123 So. 591 | La. | 1929
Defendants were charged by bill of information with robbing Zeb Owens of $2 and also of trade checks of the value of $20. Each defendant first moved for a severance, which was overruled. They were then tried, found guilty, and sentenced to the penitentiary.
The first bills of exceptions presented are bills taken to the overruling of the motions for a severance. Each motion alleges, as cause for the severance, that the defendants, other than the mover, have made confessions and admissions, implicating the mover, that are highly prejudicial to his defense, which will be introduced on the trial of the case, and that the defenses of the defendants are antagonistic, because the sole question will be whether the crime was committed by all the defendants or by any one of them.
The trial judge says in his per curiam that the defenses were not antagonistic; that there was no attempt on the part of any one of the accused to throw responsibility upon another accused; and that the confessions were made by each accused in the presence of the other two, and each assented to the statement of the others.
We find nothing in the record in conflict *839
with this statement. The question therefore is whether under the circumstances stated defendants were entitled to a severance. It does not admit of serious question that, where two or more are jointly indicted, and their defenses are antagonistic, and the state intends to offer in evidence confessions, said to have been made by each, implicating the others, a severance seasonably applied for should be granted. State v. Desroche et al., 47 La. Ann. 651, 17 So. 209. Here, however, the defenses were not antagonistic, and the confessions that the state intended to offer, and did offer, were assented to by each of the defendants. In these circumstances there was no error in refusing the severances. State v. Birbiglia et al., on rehearing,
The next bills of exception relate to the admissibility of confessions, offered by the state against the defendants. The confessions were objected to on the grounds that they were not shown to be free and voluntary, and that the alleged confession of each defendant tended to place the guilt on the other defendants.
The state placed the chief of police on the stand, and made out a prima facie case, to the effect that the confessions were voluntarily and freely made. The defendants then offered evidence in rebuttal, consisting largely of their own evidence, and the state then introduced evidence in surrebuttal, consisting of the evidence of the police officers, who the defendants testified had, by duress, promises, and threats of further duress, forced them to make the confessions. If the evidence of the defendants is to be credited, there is no doubt whatever that the confessions should have been excluded. In fact, the trial judge said as much at the time he made the ruling. However, he did not give credence to their evidence, and our reading of it leads *840 us to the conclusion that he did not err. The police officers, it may be said, denied very positively that they used any duress, or made any threats or promises to obtain the confessions. Questions were propounded to the defendants to obtain them, but the questioning was not continued so long as to suggest that it so operated as to force the confessions. Each defendant was told what the others said, but no false statements were made to them. The contention that fraud was used to obtain the confessions, by causing defendants to believe that what they were saying was being taken down, is not supported by the record.
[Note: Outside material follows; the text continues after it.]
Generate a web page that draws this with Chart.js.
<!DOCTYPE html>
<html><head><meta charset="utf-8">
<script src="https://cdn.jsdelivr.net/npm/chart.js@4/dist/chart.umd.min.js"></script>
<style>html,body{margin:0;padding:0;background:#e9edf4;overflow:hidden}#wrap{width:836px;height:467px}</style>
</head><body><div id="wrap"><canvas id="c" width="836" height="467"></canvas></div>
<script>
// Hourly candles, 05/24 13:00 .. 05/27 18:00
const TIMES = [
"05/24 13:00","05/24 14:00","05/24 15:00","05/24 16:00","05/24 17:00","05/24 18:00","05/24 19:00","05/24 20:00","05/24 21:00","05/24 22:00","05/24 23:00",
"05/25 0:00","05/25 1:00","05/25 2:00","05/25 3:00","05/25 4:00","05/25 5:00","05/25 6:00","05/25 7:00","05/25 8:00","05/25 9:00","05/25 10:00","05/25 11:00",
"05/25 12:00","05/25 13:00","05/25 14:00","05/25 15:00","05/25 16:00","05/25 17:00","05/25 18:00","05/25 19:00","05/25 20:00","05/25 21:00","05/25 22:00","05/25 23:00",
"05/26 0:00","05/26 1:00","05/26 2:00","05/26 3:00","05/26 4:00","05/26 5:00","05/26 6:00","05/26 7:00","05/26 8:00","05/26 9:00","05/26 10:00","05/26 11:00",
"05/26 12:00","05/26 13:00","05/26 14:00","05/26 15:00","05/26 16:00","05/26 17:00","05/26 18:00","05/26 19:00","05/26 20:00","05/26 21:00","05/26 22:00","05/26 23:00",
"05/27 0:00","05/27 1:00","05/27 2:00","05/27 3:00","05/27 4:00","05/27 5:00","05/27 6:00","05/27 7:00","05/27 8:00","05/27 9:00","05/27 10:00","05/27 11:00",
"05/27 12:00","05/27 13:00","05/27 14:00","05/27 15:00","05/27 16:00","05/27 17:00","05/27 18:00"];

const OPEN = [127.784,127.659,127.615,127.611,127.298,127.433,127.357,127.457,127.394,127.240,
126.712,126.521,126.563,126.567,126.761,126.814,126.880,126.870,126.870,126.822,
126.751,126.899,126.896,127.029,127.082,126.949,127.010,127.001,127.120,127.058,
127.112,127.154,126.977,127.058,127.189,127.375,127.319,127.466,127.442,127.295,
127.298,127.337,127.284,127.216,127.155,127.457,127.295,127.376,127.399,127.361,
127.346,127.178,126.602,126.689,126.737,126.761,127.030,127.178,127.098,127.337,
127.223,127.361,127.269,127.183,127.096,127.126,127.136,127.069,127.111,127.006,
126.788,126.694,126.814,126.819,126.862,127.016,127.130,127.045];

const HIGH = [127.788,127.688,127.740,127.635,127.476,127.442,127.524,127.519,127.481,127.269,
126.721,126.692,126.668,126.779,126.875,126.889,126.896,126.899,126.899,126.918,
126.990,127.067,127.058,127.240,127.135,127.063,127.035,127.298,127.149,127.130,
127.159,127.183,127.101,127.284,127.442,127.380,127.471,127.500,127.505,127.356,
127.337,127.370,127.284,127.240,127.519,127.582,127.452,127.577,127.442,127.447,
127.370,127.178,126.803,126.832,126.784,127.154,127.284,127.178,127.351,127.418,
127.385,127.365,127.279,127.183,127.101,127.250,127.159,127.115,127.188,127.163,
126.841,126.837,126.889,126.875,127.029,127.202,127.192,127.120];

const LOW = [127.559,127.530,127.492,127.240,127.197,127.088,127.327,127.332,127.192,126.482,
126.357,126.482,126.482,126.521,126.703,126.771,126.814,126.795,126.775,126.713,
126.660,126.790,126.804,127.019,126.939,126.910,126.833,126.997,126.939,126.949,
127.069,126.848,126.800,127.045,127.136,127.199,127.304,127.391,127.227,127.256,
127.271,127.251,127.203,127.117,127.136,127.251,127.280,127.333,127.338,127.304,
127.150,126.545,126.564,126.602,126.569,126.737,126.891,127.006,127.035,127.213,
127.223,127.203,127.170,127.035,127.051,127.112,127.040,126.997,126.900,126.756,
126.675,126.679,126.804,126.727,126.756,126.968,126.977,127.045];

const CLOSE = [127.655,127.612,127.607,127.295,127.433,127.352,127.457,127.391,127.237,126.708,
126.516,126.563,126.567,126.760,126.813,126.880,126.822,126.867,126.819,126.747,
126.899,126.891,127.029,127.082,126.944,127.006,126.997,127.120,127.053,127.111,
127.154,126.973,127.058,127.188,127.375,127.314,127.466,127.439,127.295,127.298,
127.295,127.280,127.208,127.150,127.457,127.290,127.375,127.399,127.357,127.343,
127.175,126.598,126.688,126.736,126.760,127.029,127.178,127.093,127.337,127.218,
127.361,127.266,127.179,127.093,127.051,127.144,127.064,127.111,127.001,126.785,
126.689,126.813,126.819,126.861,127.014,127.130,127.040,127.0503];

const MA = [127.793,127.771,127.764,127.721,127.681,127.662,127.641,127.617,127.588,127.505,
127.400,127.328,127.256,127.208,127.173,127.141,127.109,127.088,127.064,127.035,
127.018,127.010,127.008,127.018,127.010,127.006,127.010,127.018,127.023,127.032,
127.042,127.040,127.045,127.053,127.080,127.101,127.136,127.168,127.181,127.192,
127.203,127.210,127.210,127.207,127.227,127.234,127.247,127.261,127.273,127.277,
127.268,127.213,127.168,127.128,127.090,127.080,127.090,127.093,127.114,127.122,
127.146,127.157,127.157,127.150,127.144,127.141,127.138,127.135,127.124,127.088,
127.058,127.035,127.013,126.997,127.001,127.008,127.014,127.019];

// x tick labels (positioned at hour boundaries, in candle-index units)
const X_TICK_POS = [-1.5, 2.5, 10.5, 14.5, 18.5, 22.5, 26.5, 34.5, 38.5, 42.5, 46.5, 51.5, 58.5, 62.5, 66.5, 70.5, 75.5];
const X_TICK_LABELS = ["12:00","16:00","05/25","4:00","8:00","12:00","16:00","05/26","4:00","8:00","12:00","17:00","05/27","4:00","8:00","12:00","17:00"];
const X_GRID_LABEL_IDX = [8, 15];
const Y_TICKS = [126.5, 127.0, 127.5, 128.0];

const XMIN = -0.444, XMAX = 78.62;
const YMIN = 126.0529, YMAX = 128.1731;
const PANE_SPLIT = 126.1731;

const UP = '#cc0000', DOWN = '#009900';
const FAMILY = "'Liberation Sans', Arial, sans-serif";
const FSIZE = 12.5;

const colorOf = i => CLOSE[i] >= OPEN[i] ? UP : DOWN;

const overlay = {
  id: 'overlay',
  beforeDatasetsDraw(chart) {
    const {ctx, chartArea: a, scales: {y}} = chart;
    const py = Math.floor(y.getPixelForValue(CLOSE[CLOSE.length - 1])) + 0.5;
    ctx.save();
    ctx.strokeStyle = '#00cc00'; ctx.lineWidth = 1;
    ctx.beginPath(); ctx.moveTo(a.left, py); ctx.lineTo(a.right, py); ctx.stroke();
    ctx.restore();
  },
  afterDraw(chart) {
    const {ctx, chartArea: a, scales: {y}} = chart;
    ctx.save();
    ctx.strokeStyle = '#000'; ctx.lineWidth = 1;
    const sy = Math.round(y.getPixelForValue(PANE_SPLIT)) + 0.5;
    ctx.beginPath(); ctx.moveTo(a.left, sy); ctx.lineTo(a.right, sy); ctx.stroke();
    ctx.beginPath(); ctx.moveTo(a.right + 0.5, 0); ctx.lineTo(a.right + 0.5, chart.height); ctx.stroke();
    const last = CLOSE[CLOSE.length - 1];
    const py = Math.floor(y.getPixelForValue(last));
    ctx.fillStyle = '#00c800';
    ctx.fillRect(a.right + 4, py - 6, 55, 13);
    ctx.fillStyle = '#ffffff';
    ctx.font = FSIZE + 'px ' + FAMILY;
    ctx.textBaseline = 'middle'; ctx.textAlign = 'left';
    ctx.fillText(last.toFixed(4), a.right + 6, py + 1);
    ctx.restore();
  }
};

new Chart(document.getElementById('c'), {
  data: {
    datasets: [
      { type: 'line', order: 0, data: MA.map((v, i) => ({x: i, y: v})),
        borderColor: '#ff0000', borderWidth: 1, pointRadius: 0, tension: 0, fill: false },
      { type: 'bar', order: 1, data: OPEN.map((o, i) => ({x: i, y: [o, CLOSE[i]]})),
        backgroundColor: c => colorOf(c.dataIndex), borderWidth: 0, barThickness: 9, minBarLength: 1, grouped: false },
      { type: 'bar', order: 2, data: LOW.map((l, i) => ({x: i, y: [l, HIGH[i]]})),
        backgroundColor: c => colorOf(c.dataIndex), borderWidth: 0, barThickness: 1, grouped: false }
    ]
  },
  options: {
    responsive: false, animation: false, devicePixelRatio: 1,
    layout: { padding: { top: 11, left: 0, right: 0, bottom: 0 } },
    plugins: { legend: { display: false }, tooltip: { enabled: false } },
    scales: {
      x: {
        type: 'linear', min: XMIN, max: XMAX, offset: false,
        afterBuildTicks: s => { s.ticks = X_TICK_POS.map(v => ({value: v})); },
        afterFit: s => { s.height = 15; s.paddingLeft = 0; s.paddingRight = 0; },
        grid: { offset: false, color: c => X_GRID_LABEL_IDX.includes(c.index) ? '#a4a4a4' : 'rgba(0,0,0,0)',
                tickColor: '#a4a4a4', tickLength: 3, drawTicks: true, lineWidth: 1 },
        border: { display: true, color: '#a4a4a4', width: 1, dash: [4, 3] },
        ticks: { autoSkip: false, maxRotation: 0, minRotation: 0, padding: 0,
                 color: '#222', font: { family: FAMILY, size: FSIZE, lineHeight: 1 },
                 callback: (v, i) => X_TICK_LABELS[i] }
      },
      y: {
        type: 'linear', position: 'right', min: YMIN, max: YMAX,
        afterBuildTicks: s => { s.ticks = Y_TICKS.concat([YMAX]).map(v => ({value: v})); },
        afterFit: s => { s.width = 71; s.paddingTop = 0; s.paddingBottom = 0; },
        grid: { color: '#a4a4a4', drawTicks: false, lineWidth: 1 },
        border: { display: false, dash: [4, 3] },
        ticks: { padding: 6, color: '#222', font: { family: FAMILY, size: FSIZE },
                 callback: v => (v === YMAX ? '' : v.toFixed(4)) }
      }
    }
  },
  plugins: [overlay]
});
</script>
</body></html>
We fail to see how whether what defendants were saying was being taken down or not could influence them to confess. As to the objection that the confession of each defendant tended to place the guilt on the others, the fact that it may have had that tendency was no reason to exclude the confessions. The proper course, in the event there was no evidence tending to show that each defendant assented to the confessions, was to have had the confession of each confined to the one making it. However, in this instance, as we have said, each defendant assented to the confessions made by the others.
The only suggestion of the use of any force upon any of the defendants is that the city constable of Baton Rouge, one of the arresting officers, slapped the defendant Lamotte, just before locking him in the city jail, upon arriving at the police station. This action of the constable, though to be condemned, was in no manner connected with Lamotte's confession, or the confessions of the remaining defendants. It was something apart from the making of the confessions, and could not, we think, have influenced their making. The constable was not trying to obtain a confession. He slapped Lamotte, because, when he reached the police station with him, he saw *841 Lamotte withdraw a pistol from his pocket and place it on the mantle. Lamotte contradicted the constable when the latter told him, in connection with a query concerning the ownership of the pistol, that he saw him place the pistol on the mantle. The constable deemed this contradiction insolent, and slapped Lamotte. He then locked Lamotte in jail, and went home.
While the constable was not justified in his action, yet his conduct was so disconnected with the making of the confessions to the police officers that we think that, resting upon obviously distinct motives, it could not have influenced them, and hence this conduct should not have the effect of vitiating the confessions. See State v. Rini et al.,
The record contains a motion for a new trial, but no bill of exceptions to its overruling. However, even had a bill of exceptions been signed to the refusal of the motion, the motion presents nothing, coming within our jurisdiction, for review, except what we have already considered.
For the reasons assigned, the judgment appealed from is affirmed.